◆ **Work required**
Set out each line from the following listing that includes the word "with".

◆ **Dataset records**
# # # # #
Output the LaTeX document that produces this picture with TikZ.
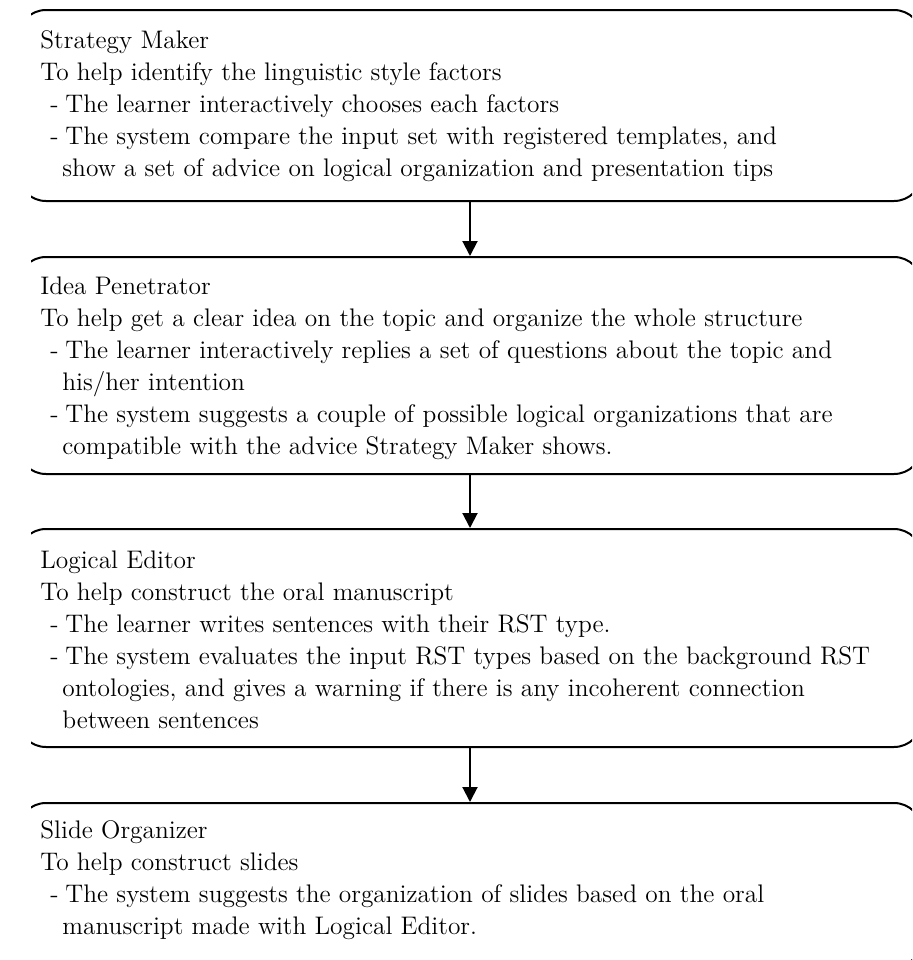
# # # # #
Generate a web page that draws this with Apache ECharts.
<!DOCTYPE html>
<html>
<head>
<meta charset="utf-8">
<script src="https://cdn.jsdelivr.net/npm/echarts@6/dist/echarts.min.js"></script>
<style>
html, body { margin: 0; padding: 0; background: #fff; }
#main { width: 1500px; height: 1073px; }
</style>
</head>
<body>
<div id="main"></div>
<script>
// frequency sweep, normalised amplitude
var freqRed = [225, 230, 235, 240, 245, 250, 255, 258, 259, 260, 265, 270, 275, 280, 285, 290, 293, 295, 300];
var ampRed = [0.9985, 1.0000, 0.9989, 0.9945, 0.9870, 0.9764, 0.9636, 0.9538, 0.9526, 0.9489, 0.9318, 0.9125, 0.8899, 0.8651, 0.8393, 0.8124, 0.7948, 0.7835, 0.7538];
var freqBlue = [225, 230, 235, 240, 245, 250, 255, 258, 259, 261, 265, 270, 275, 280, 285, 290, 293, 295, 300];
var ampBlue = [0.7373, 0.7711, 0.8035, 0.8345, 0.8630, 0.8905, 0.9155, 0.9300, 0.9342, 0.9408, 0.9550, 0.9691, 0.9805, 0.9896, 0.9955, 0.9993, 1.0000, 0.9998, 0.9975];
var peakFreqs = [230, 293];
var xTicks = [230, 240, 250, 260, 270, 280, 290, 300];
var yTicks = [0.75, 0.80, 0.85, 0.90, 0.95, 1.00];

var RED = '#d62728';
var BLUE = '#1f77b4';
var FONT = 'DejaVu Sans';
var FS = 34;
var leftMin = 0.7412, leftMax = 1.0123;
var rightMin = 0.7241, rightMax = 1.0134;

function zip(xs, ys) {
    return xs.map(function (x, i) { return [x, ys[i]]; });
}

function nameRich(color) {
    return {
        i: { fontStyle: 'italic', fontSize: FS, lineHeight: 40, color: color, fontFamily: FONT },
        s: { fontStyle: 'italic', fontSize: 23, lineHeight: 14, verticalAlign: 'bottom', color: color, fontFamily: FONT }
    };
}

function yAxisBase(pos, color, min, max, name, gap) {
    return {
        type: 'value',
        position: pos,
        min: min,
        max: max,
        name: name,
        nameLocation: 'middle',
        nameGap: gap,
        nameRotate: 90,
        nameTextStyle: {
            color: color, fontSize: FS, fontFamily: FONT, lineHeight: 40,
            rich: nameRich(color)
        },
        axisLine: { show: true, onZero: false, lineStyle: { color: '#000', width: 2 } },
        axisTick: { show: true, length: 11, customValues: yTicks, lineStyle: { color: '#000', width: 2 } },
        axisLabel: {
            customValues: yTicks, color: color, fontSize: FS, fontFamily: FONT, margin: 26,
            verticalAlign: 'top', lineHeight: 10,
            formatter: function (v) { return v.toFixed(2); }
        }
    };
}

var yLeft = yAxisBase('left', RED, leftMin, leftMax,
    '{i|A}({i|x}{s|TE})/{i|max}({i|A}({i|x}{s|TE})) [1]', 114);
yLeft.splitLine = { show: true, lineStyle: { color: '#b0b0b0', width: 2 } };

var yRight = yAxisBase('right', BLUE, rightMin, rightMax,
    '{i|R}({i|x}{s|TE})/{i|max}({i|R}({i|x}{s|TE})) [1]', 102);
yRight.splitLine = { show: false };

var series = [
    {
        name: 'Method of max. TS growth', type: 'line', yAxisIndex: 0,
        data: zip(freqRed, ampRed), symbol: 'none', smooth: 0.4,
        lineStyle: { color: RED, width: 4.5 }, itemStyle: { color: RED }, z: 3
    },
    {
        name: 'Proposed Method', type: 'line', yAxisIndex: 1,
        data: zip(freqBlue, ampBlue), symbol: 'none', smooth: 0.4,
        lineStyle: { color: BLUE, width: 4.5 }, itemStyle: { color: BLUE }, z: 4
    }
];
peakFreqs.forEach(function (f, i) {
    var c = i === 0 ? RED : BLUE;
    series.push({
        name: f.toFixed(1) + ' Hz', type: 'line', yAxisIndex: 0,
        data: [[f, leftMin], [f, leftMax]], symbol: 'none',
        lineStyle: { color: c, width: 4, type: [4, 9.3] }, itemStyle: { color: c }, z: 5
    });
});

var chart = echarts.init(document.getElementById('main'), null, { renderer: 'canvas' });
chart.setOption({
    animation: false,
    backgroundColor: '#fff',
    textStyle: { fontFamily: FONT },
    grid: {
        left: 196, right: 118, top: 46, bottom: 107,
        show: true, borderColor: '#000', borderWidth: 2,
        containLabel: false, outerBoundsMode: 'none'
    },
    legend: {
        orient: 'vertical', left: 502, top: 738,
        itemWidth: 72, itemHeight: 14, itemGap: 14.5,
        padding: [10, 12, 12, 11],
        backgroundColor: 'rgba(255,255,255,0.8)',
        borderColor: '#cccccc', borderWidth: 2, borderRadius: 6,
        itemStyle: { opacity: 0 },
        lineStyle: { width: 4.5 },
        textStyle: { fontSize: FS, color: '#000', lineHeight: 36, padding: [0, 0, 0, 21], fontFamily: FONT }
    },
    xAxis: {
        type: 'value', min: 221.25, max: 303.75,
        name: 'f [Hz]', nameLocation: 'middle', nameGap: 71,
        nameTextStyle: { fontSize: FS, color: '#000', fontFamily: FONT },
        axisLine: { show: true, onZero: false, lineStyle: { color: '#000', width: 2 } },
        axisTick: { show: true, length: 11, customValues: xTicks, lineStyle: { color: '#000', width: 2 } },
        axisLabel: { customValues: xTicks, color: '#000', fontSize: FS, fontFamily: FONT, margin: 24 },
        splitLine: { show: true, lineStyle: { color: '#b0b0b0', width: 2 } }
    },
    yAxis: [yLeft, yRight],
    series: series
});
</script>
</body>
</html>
# # # # #
◆ **Response to this exercise**
Output the LaTeX document that produces this picture with TikZ.
Generate a web page that draws this with Apache ECharts.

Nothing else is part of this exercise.